Employment Tribunals: Everything You Need To Know

    In the working world, disputes will inevitably occur between employees and employers. However, as an employee, it can sometimes be challenging to know whether you have access to legal action should you feel that you have been wronged. 

    This is where the employment tribunal comes in. But what exactly is this tribunal? How do you even start to submit a claim with the tribunal, and what happens if you lose? We answer this and much more in this blog. 

    What is an employment tribunal?

    An employment tribunal deals with disputes between employees and employers or trade unions. These legal hearings are usually brought about due to disputes regarding employment rights such as discrimination, unfair dismissal, unequal pay and redundancy payments. 

    What are the steps of an employment tribunal?

    There are six possible steps to an employment tribunal. The case must be considered legally worth continuing with these steps, but if it is, here is what you can expect:

    1. Filing a claim: Employees who believe they have been wronged by their employer can file a claim with an employment tribunal within three months of the date of the alleged incident.
    2. Response from the employer: The employer has 28 days to respond once the claim has been filed. They can either admit or deny the claim, or submit a counterclaim.
    3. Preliminary hearing: A preliminary hearing may be held to determine if the case is suitable for a full hearing. The preliminary hearing may cover procedural matters, such as witness statements and the exchange of relevant documents.
    4. Full hearing: If the case proceeds to a full hearing, it will be heard by a panel of three people: a legally qualified employment judge and two non-legal members. The hearing will involve the presentation of evidence from both sides, including witness testimony.
    5. Decision: After the hearing, the tribunal issues a written decision. This decision will outline the findings of the tribunal, and any remedies or compensation that the employer must provide if they are found to have breached employment law.
    6. Appeals: Either side can appeal the decision to the Employment Appeal Tribunal if they believe there has been an error in law. Appeals must be lodged within 42 days of the original decision.

    Employment tribunal costs

    When employees start a tribunal claim, they do not have to pay any fees.

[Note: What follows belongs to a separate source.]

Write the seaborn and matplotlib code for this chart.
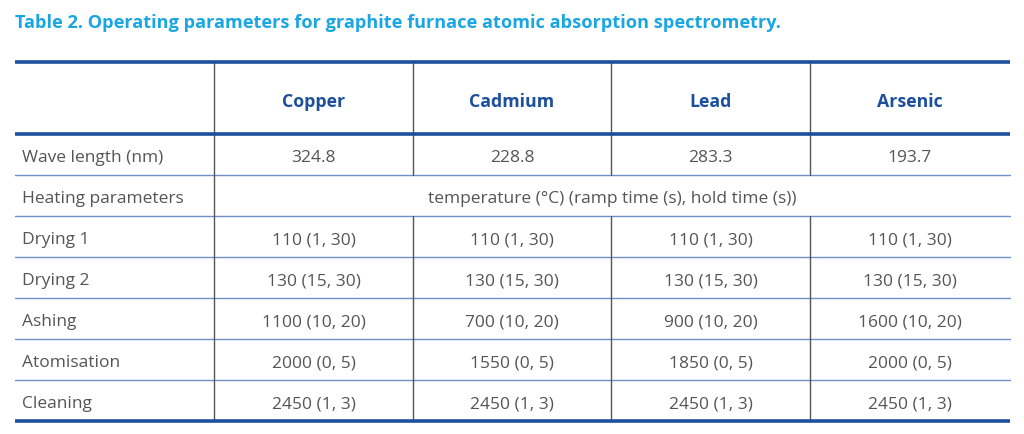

Tribunal fees were declared unlawful by the Supreme Court in 2017. 

    How do you make a claim to an employment tribunal?

    Before you submit a claim to the employment tribunal, you should first obtain legal advice so that you can better understand your options and advice on possible ways of dissolving the dispute before submitting a claim to the tribunal. 

    Then you will have to contact ACAS about the dispute and enter into Early Conciliation via their website. Early Conciliation usually lasts for 6 weeks, and during this time, they will see if your claim can be settled.  This timeframe can be extended further with agreement from both parties.  

    After this, you will now be able to lodge your claim with the employment tribunal by completing and submitting the ET1 claim form. Now the respondent (the employer) will be allowed to reply and also send in their own accounts to the tribunal. 

    Thereafter, the claimant and respondent will submit and exchange documentation, evidence and witness statements. This will then go to the employment tribunal hearing, during which both parties will be questioned. The tribunal will then make a decision based on the information and evidence. Should the claimant win, the tribunal will decide on the compensation. 

    What happens if I lose an employment tribunal?

    Should you lose your case, as an employee, you are permitted to ask the tribunal to review their decision. This must either be done at the tribunal or within the 14 days after the decision has been recorded. However, the grounds for asking for such a review are limited. It is also possible for employers or their tribunal representatives to ask for a review. 

    Alternatively, you can make an appeal to the Employment Appeal Tribunal (EAT), a special tribunal that deals exclusively with appeals on decisions made in employment tribunals. However, these appeals can only be made if they pertain to a point of law. Generally, they do not reconsider facts that have already been decided upon by the employment tribunal. Appeals lodged with EAT should be done within the 42 days following the employment tribunal’s decision. 

    How long does an employment tribunal take?

    When it comes to filing the claim, this should be done within three months of the incident or three months after your dismissal or resignation. All in all, the tribunal process will generally take 6-12 months to be completed.